WORK TO DO: Go through the material below and copy all lines with "this".

Data entries:
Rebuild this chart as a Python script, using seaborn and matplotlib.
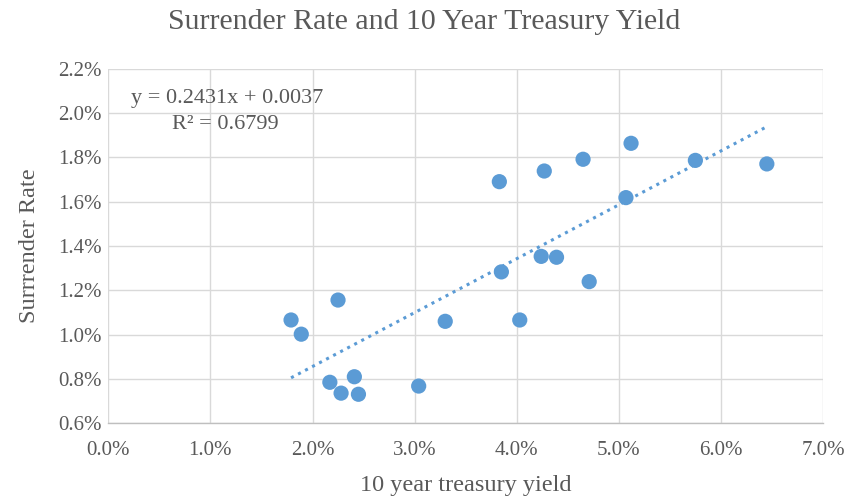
import matplotlib
matplotlib.use("Agg")
import matplotlib.pyplot as plt
import seaborn as sns
import pandas as pd
import numpy as np
from matplotlib.ticker import FuncFormatter, MultipleLocator

# Data (percent values)
treasury_yield = [1.79, 1.89, 2.25, 2.17, 2.28, 2.41, 2.45, 3.04, 3.30, 3.83, 3.85,
                  4.03, 4.27, 4.24, 4.39, 4.65, 4.71, 5.07, 5.12, 5.75, 6.45]
surrender_rate = [1.066, 1.002, 1.156, 0.785, 0.736, 0.810, 0.731, 0.768, 1.060, 1.690, 1.283,
                  1.066, 1.738, 1.353, 1.349, 1.791, 1.239, 1.618, 1.863, 1.786, 1.770]
slope = 0.2431
intercept = 0.0037
r_squared = 0.6799

title = "Surrender Rate and 10 Year Treasury Yield"
xlabel = "10 year treasury yield"
ylabel = "Surrrender Rate"

df = pd.DataFrame({"x": treasury_yield, "y": surrender_rate})

sns.set_theme(style="white")
plt.rcParams["font.family"] = ["Liberation Serif", "DejaVu Serif"]

gray = "#595959"
blue = "#5b9bd5"

fig = plt.figure(figsize=(8.49, 5.01), dpi=100)
ax = fig.add_axes([108.3 / 849, 1 - 423.3 / 501, (823 - 108.3) / 849, (423.3 - 68.6) / 501])

# trendline from equation (fractions)
xs = np.array([min(treasury_yield), max(treasury_yield)])
ys = (slope * xs / 100 + intercept) * 100
ax.plot(xs, ys, linestyle=(0, (1, 1.6)), color=blue, linewidth=2.2, zorder=2)

sns.scatterplot(data=df, x="x", y="y", ax=ax, s=120, color=blue, edgecolor="none", zorder=3)

ax.set_xlim(0, 7)
ax.set_ylim(0.6, 2.2)
ax.xaxis.set_major_locator(MultipleLocator(1))
ax.yaxis.set_major_locator(MultipleLocator(0.2))
ax.xaxis.set_major_formatter(FuncFormatter(lambda v, p: f"{v:.1f}%"))
ax.yaxis.set_major_formatter(FuncFormatter(lambda v, p: f"{v:.1f}%"))
ax.grid(True, color="#d9d9d9", linewidth=1)
ax.set_axisbelow(True)
for s in ["top", "right", "left"]:
    ax.spines[s].set_visible(False)
ax.spines["bottom"].set_color("#bfbfbf")
ax.spines["bottom"].set_linewidth(1)
ax.tick_params(axis="both", length=0, labelsize=15, labelcolor=gray)
ax.tick_params(axis="x", pad=13)
ax.tick_params(axis="y", pad=5)

ax.set_xlabel(xlabel, fontsize=17.5, color=gray)
ax.set_ylabel(ylabel, fontsize=17.5, color=gray)
ax.xaxis.set_label_coords(0.5, (423.3 - 475) / 354.7)
ax.yaxis.set_label_coords((40 - 108.3) / 714.7, 0.5)

fig.text(0.5, 1 - 22 / 501, title, ha="center", va="center", fontsize=21.5, color=gray)

ax.text(1.16, 2.067, f"y = {slope}x + {intercept}", ha="center", va="center", fontsize=16, color=gray)
ax.text(1.15, 1.95, f"R² = {r_squared}", ha="center", va="center", fontsize=16, color=gray)

fig.savefig("out.png", dpi=100)
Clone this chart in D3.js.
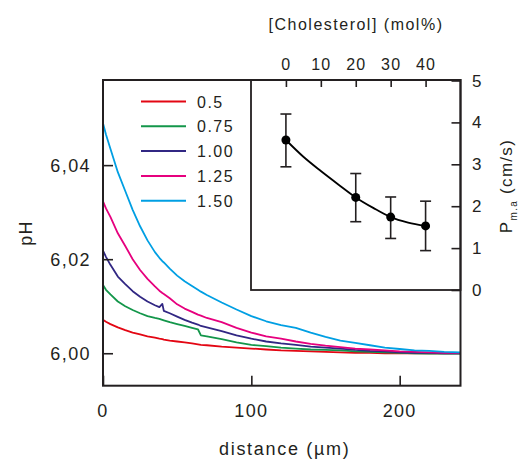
<!DOCTYPE html>
<html>
<head>
<meta charset="utf-8">
<script src="https://cdn.jsdelivr.net/npm/d3@7"></script>
<style>
  body { margin: 0; background: #fff; }
  svg { display: block; font-family: "Liberation Sans", Arial, sans-serif; }
  text { fill: #231f20; }
</style>
</head>
<body>
<svg id="chart" width="519" height="460"></svg>
<script>
// main panel: pH profiles vs distance
var distance = [0, 2, 5, 10, 15, 20, 25, 30, 35, 38, 40, 41, 45, 50, 55, 60, 64, 66, 70, 80, 90, 100,
  110, 120, 130, 140, 150, 160, 170, 180, 190, 200, 210, 220, 230, 241]

var ph050 = [6.0071, 6.0067, 6.0062, 6.0055, 6.0049, 6.0044, 6.0040, 6.0036, 6.0033, 6.0031, 6.0030, 6.0029,
  6.0027, 6.0025, 6.0023, 6.0021, 6.0019, 6.0018, 6.0017, 6.0014, 6.0012, 6.0010,
  6.0008, 6.0006, 6.0005, 6.0004, 6.0003, 6.0002, 6.0001, 6.0001, 6.0000, 6.0000, 6.0000, 6.0000, 6.0000, 6.0000]
var ph075 = [6.0145, 6.0135, 6.0125, 6.0110, 6.0100, 6.0092, 6.0085, 6.0079, 6.0075, 6.0073, 6.0071, 6.0070,
  6.0066, 6.0062, 6.0058, 6.0054, 6.0051, 6.0038, 6.0036, 6.0030, 6.0023, 6.0018,
  6.0015, 6.0012, 6.0010, 6.0008, 6.0007, 6.0006, 6.0004, 6.0003, 6.0002, 6.0001, 6.0000, 5.9999, 5.9999, 5.9999]
var ph100 = [6.0218, 6.0205, 6.0188, 6.0163, 6.0147, 6.0132, 6.0120, 6.0110, 6.0102, 6.0098, 6.0105, 6.0090,
  6.0085, 6.0078, 6.0071, 6.0065, 6.0061, 6.0058, 6.0055, 6.0047, 6.0038, 6.0031,
  6.0025, 6.0021, 6.0018, 6.0014, 6.0012, 6.0010, 6.0007, 6.0005, 6.0004, 6.0002, 6.0001, 6.0001, 6.0000, 6.0000]
var ph125 = [6.0323, 6.0308, 6.0290, 6.0255, 6.0228, 6.0200, 6.0177, 6.0158, 6.0142, 6.0133, 6.0128, 6.0126,
  6.0117, 6.0104, 6.0095, 6.0088, 6.0082, 6.0080, 6.0075, 6.0066, 6.0054, 6.0044,
  6.0036, 6.0031, 6.0025, 6.0020, 6.0016, 6.0013, 6.0010, 6.0008, 6.0006, 6.0004, 6.0003, 6.0002, 6.0001, 6.0001]
var ph150 = [6.0489, 6.0465, 6.0435, 6.0385, 6.0345, 6.0305, 6.0270, 6.0240, 6.0215, 6.0203, 6.0196, 6.0193,
  6.0180, 6.0165, 6.0153, 6.0143, 6.0135, 6.0131, 6.0124, 6.0108, 6.0093, 6.0079,
  6.0068, 6.0060, 6.0054, 6.0044, 6.0035, 6.0027, 6.0022, 6.0017, 6.0012, 6.0009, 6.0006, 6.0005, 6.0003, 6.0002]

var seriesNames = ['0.5', '0.75', '1.00', '1.25', '1.50']
var seriesColors = ['#e30613', '#13964a', '#312783', '#e6007e', '#009fe3']
var seriesValues = [ph050, ph075, ph100, ph125, ph150]

var distTicks = [0, 100, 200]
var phTicks = [6.00, 6.02, 6.04]

// inset: permeability vs cholesterol
var chol = [0, 20, 30, 40]
var perm = [3.58, 2.21, 1.74, 1.53]
var permLow = [2.94, 1.63, 1.23, 0.94]
var permHigh = [4.20, 2.78, 2.22, 2.12]
var cholFit = [0, 5, 10, 15, 20, 25, 30, 35, 40]
var permFit = [3.58, 3.18, 2.84, 2.52, 2.21, 1.96, 1.74, 1.61, 1.53]
var cholTicks = [0, 10, 20, 30, 40]
var permTicks = [0, 1, 2, 3, 4, 5]

var ink = '#231f20'
var svg = d3.select('#chart')

// plot box (not "top"/"left": those clash with window globals)
var mL = 103, mR = 460.5, mT = 80, mB = 385.7

var x = d3.scaleLinear().domain([0, 241]).range([mL, mR])
var y = d3.scaleLinear().domain([5.9931, 6.0581]).range([mB, mT])

var comma = d3.formatLocale({decimal: ',', thousands: '.', grouping: [3], currency: ['', '']})

// curves
var line = d3.line()
  .x(function (d) { return x(d[0]) })
  .y(function (d) { return y(d[1]) })

seriesValues.forEach(function (vals, i) {
  svg.append('path')
    .datum(distance.map(function (d, j) { return [d, vals[j]] }))
    .attr('d', line)
    .style('fill', 'none')
    .style('stroke', seriesColors[i])
    .style('stroke-width', 1.8)
    .style('stroke-linejoin', 'round')
})

// main axes (ticks inward)
svg.append('g')
  .attr('transform', 'translate(0,' + mB + ')')
  .call(d3.axisTop(x).tickValues(distTicks).tickSize(10).tickFormat(''))
  .call(function (g) { g.select('.domain').remove() })
  .selectAll('line').style('stroke', ink).style('stroke-width', 1.6)

svg.append('g')
  .attr('transform', 'translate(' + mL + ',0)')
  .call(d3.axisRight(y).tickValues(phTicks).tickSize(10).tickFormat(''))
  .call(function (g) { g.select('.domain').remove() })
  .selectAll('line').style('stroke', ink).style('stroke-width', 1.6)

svg.selectAll('.xlab')
  .data(distTicks)
  .enter().append('text')
  .attr('x', function (d) { return x(d) })
  .attr('y', 417)
  .attr('text-anchor', 'middle')
  .style('font-size', '18px')
  .style('letter-spacing', '1.3px')
  .text(function (d) { return d })

svg.selectAll('.ylab')
  .data(phTicks)
  .enter().append('text')
  .attr('x', 91)
  .attr('y', function (d) { return y(d) + 6.5 })
  .attr('text-anchor', 'end')
  .style('font-size', '18px')
  .style('letter-spacing', '1.4px')
  .text(function (d) { return comma.format('.2f')(d) })

svg.append('text')
  .attr('x', (mL + mR) / 2 + 3)
  .attr('y', 455)
  .attr('text-anchor', 'middle')
  .style('font-size', '18px')
  .style('letter-spacing', '1.7px')
  .text('distance (µm)')

svg.append('text')
  .attr('transform', 'translate(32,233)rotate(-90)')
  .attr('text-anchor', 'middle')
  .style('font-size', '18px')
  .style('letter-spacing', '1.3px')
  .text('pH')

// legend
seriesNames.forEach(function (name, i) {
  var ly = 101.5 + i * 24.8
  svg.append('line')
    .attr('x1', 141).attr('x2', 186)
    .attr('y1', ly).attr('y2', ly)
    .style('stroke', seriesColors[i])
    .style('stroke-width', 2)
  svg.append('text')
    .attr('x', 197)
    .attr('y', ly + 6)
    .style('font-size', '16px')
    .style('letter-spacing', '1.5px')
    .text(name)
})

// inset
var il = 251, ir = 460.5, it = 80, ib = 290
var ix = d3.scaleLinear().domain([-10, 50]).range([il, ir])
var iy = d3.scaleLinear().domain([0, 5]).range([ib, it + 0.5])

svg.append('rect')
  .attr('x', il).attr('y', it)
  .attr('width', ir - il).attr('height', ib - it)
  .style('fill', '#fff')
  .style('stroke', ink)
  .style('stroke-width', 1.8)

svg.append('g')
  .attr('transform', 'translate(0,' + it + ')')
  .call(d3.axisBottom(ix).tickValues(cholTicks).tickSize(7).tickFormat(''))
  .call(function (g) { g.select('.domain').remove() })
  .selectAll('line').style('stroke', ink).style('stroke-width', 1.6)

svg.append('g')
  .attr('transform', 'translate(' + ir + ',0)')
  .call(d3.axisLeft(iy).tickValues(permTicks).tickSize(9).tickFormat(''))
  .call(function (g) { g.select('.domain').remove() })
  .selectAll('line').style('stroke', ink).style('stroke-width', 1.6)

svg.selectAll('.clab')
  .data(cholTicks)
  .enter().append('text')
  .attr('x', function (d) { return ix(d) + 0.5 })
  .attr('y', 70)
  .attr('text-anchor', 'middle')
  .style('font-size', '16px')
  .style('letter-spacing', '1.2px')
  .text(function (d) { return d })

svg.append('text')
  .attr('x', 356)
  .attr('y', 30)
  .attr('text-anchor', 'middle')
  .style('font-size', '16px')
  .style('letter-spacing', '1.5px')
  .text('[Cholesterol] (mol%)')

svg.selectAll('.plab')
  .data(permTicks)
  .enter().append('text')
  .attr('x', 472)
  .attr('y', function (d) { return iy(d) + 6 })
  .style('font-size', '17px')
  .text(function (d) { return d })

var ptitle = svg.append('text')
  .attr('transform', 'translate(512,186)rotate(-90)')
  .attr('text-anchor', 'middle')
  .style('font-size', '17px')
  .style('letter-spacing', '1.3px')
ptitle.append('tspan').text('P')
ptitle.append('tspan').attr('dy', 5).style('font-size', '10px').text('m.a')
ptitle.append('tspan').attr('dy', -5).text(' (cm/s)')

svg.append('path')
  .datum(cholFit.map(function (c, i) { return [c, permFit[i]] }))
  .attr('d', d3.line()
    .x(function (d) { return ix(d[0]) })
    .y(function (d) { return iy(d[1]) })
    .curve(d3.curveMonotoneX))
  .style('fill', 'none')
  .style('stroke', '#000')
  .style('stroke-width', 1.8)

var pts = svg.append('g').selectAll('g')
  .data(chol.map(function (c, i) { return {c: c, v: perm[i], lo: permLow[i], hi: permHigh[i]} }))
  .enter().append('g')

pts.append('line')
  .attr('x1', function (d) { return ix(d.c) }).attr('x2', function (d) { return ix(d.c) })
  .attr('y1', function (d) { return iy(d.lo) }).attr('y2', function (d) { return iy(d.hi) })
  .style('stroke', ink).style('stroke-width', 1.6)
;['lo', 'hi'].forEach(function (k) {
  pts.append('line')
    .attr('x1', function (d) { return ix(d.c) - 5.5 }).attr('x2', function (d) { return ix(d.c) + 5.5 })
    .attr('y1', function (d) { return iy(d[k]) }).attr('y2', function (d) { return iy(d[k]) })
    .style('stroke', ink).style('stroke-width', 1.6)
})
pts.append('circle')
  .attr('cx', function (d) { return ix(d.c) })
  .attr('cy', function (d) { return iy(d.v) })
  .attr('r', 4.5)
  .style('fill', '#000')

// main frame on top
svg.append('rect')
  .attr('x', mL).attr('y', mT)
  .attr('width', mR - mL).attr('height', mB - mT)
  .style('fill', 'none')
  .style('stroke', ink)
  .style('stroke-width', 2)
</script>
</body>
</html>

CORRECT RESULT:
Rebuild this chart as a Python script, using seaborn and matplotlib.
Clone this chart in D3.js.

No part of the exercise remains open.